Blame the lingering effects of British colonialism or perhaps American pop culture, but language is far less of a problem in long-standing English-speaking immigrant destinations such as the United States, Canada and the United Kingdom.
In some sectors of the German economy, English is also the lingua franca. German is rarely spoken in Berlin's start-up technology sector, for example. Among Germany's major international companies like Bayer, German may be spoken in the halls and cantina, but English is the official work language.
In the country's so-called "Mittelstand," or mid-sized companies, however, business is often done in German, which has so far prevented them from tapping international talent.
Unlike technology start-ups, which tend to be clustered in international cities like Berlin, Mittelstand firms are scattered in small towns throughout Germany. And unlike major international companies, they are often family-owned and historically have rarely looked outside Germany to hire employees.
But as Germany overtakes English-speaking countries to become a leading destination for immigrants, that attitude is starting to change. With an aging population and low birthrate, these "Mittelstand" businesses, often heralded as the engine of Germany's economic growth, see the swell of workers from abroad as a potential boon that can keep the economy humming along by filling jobs.
These days construction firm Josef Hebel GmbH, in the southern German town of Memmingen, regularly recruits non-German-speaking workers from around the world in order to fill jobs that would previously have been filled with native German speakers. About 52 of the company's 430 workers and trainees are from other countries, including six employees and trainees from Italy through Memmingen's partnership with the city of Teramo and one trainee who fled Sierra Leone.
Josef Hebel chief executive Wolfgang Dorn told me that he started offering more language classes for these new hires. After a year of German language classes, Hebel's foreign workers can speak at a high enough level to get around construction sites and effectively perform their jobs, but not well enough to pass certification exams they need to stay and work in the country.
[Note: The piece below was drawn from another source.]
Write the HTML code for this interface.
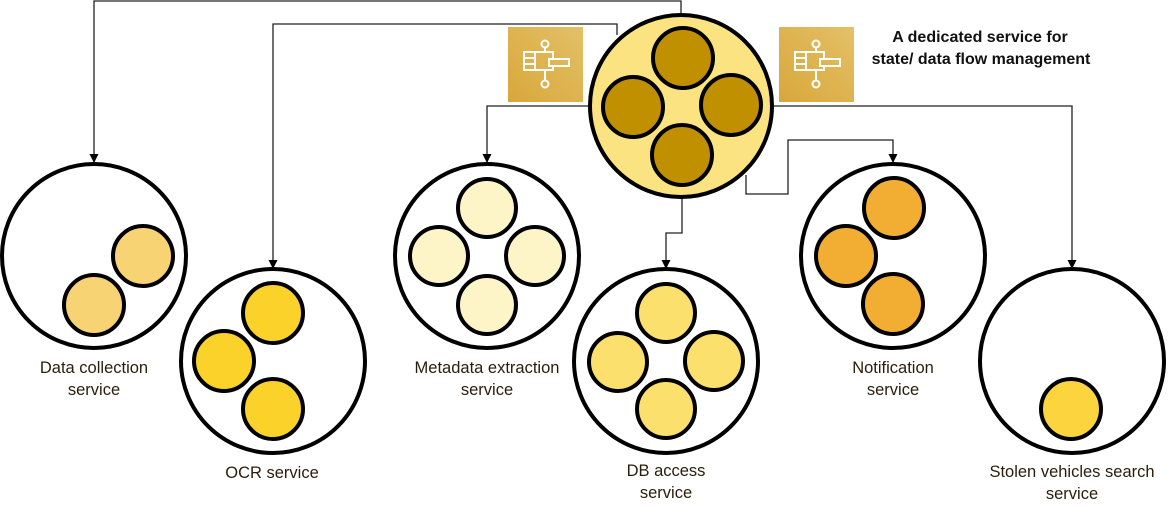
<!DOCTYPE html>
<html><head><meta charset="utf-8"><style>
html,body{margin:0;padding:0;background:#fff;}
svg{display:block;}
text{font-family:"Liberation Sans",sans-serif;}
</style></head><body>
<svg width="1172" height="516" viewBox="0 0 1172 516" xmlns="http://www.w3.org/2000/svg">
<defs>
<marker id="a" markerWidth="10" markerHeight="10" refX="9" refY="4.5" orient="auto" markerUnits="userSpaceOnUse">
<path d="M0,0 L9,4.5 L0,9 Z" fill="#000"/></marker>
<linearGradient id="g" x1="1" y1="0" x2="0" y2="1"><stop offset="0" stop-color="#e4c068"/><stop offset="1" stop-color="#d8a73a"/></linearGradient>
<g id="ic">
<rect width="75" height="75" fill="url(#g)"/>
<g fill="none" stroke="#fff" stroke-width="2">
<circle cx="37" cy="17" r="3.5"/><circle cx="37" cy="57" r="3.5"/>
<path d="M37 20.5 V25 H16 V43 H37 V53.5 M37 43 H45 V39 M37 25 H45 V32"/>
<path d="M16 31 H27 M16 37 H27 M27 25 V43"/>
<rect x="41" y="32" width="20" height="7"/>
</g></g>
</defs>
<g fill="none" stroke="#222" stroke-width="1.3">
<path d="M681 14 V1 H94 V163" marker-end="url(#a)"/>
<path d="M617 35 V24 H273 V269" marker-end="url(#a)"/>
<path d="M590 106 H487 V163" marker-end="url(#a)"/>
<path d="M682 197 V233 H666 V269" marker-end="url(#a)"/>
<path d="M773 106 H1072 V269" marker-end="url(#a)"/>
<path d="M746 175 V194 H788 V140 H893 V163" marker-end="url(#a)"/>
</g>
<use href="#ic" x="508" y="27"/>
<use href="#ic" x="779" y="27"/>
<g stroke="#000" stroke-width="4">
<circle cx="681" cy="106" r="91" fill="#fbe381"/>
<g fill="#c09000"><circle cx="683" cy="58" r="30"/><circle cx="633" cy="107" r="30"/><circle cx="731" cy="105" r="30"/><circle cx="682" cy="155" r="30"/></g>
<g fill="#fff">
<circle cx="94" cy="256" r="92"/><circle cx="273" cy="361" r="92"/><circle cx="487" cy="256" r="92"/>
<circle cx="666" cy="361" r="92"/><circle cx="893" cy="256" r="92"/><circle cx="1072" cy="361" r="92"/>
</g>
<g fill="#f7d374"><circle cx="143" cy="256" r="30"/><circle cx="94" cy="305" r="30"/></g>
<g fill="#fbd22a"><circle cx="273" cy="313" r="30"/><circle cx="224" cy="361" r="30"/><circle cx="273" cy="409" r="30"/></g>
<g fill="#fdf4c8"><circle cx="487" cy="208" r="29"/><circle cx="439" cy="256" r="29"/><circle cx="535" cy="256" r="29"/><circle cx="487" cy="305" r="29"/></g>
<g fill="#fbe06e"><circle cx="666" cy="313" r="29"/><circle cx="618" cy="362" r="29"/><circle cx="714" cy="361" r="29"/><circle cx="666" cy="409" r="29"/></g>
<g fill="#f1ae33"><circle cx="894" cy="208" r="30"/><circle cx="846" cy="256" r="30"/><circle cx="893" cy="304" r="30"/></g>
<circle cx="1071" cy="409" r="30" fill="#fcd43e"/>
</g>
<g font-size="16.5" fill="#2a1d0a" text-anchor="middle">
<text x="94" y="373">Data collection</text><text x="94" y="395">service</text>
<text x="272" y="478">OCR service</text>
<text x="487" y="373">Metadata extraction</text><text x="487" y="395">service</text>
<text x="666" y="476">DB access</text><text x="666" y="498">service</text>
<text x="893" y="373">Notification</text><text x="893" y="395">service</text>
<text x="1072" y="477">Stolen vehicles search</text><text x="1072" y="499">service</text>
</g>
<g font-size="16" font-weight="bold" fill="#111" text-anchor="middle">
<text x="980" y="42">A dedicated service for</text>
<text x="981" y="64">state/ data flow management</text>
</g>
</svg>
</body></html>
German policymakers have long realized that learning German could be a major hurdle in matching immigrants to open jobs, and have taken the approach of fostering language learning among new arrivals. A major immigration overhaul, implemented in 2005, not only loosened up restrictions for people from abroad seeking work in Germany, but also offered free language and integration classes to immigrants.
In 2012 Germany adopted the European Union's Blue Card, which grants work visas to immigrants with a university degree and a job offer guaranteeing a certain minimum salary of between 36,000 euros and 47,000 euros ($40,500 and $52,900) depending on the sector. It also waives the language requirement of other German work visa categories, which can require proof of intermediate language ability.
Many of the steps that the German government has taken to welcome immigrants are to correct the mistakes that the country made when it invited guest workers from Turkey and other countries in the 1950s and 1960s, according to Dr. Jochen Oltmer at the Institute for Immigration Research and Intercultural Studies at the University of Osnabrück. Back then, Germany didn't bother to invest in language and integration classes because policymakers and companies never expected them to stay, and the work they were doing required little more than basic German. With uncertain visa statuses they also often had no incentive to invest in language learning.
Because many of these immigrants didn't learn German very quickly, they had trouble getting more permanent visas and filling openings for skilled workers even if they were educated.
Still, even though the number of free German classes has blossomed since the 2005 immigration law, Oltmer says that there are limits to what they can accomplish. "There are a lot of disadvantages to these German classes," he said. "The German they teach is very formal, very textbook and not always relevant."
Josef Hebel head Dorn agrees that learning the language is important for his employees to conduct basic business, but that they don't need to have the native proficiency required to get German certifications. He believes instead that the local Bavarian state government should start offering the qualification exams in the employee's mother tongue to help keep trained workers on the job and in the country.
"We offer more and more German lessons, but after a full day of work it's hard for them to sit in a language class," said Dorn. "It's not so easy to learn German - it's a huge challenge."
(Renuka Rayasam is a Berlin-based writer. The opinions expressed are her own.)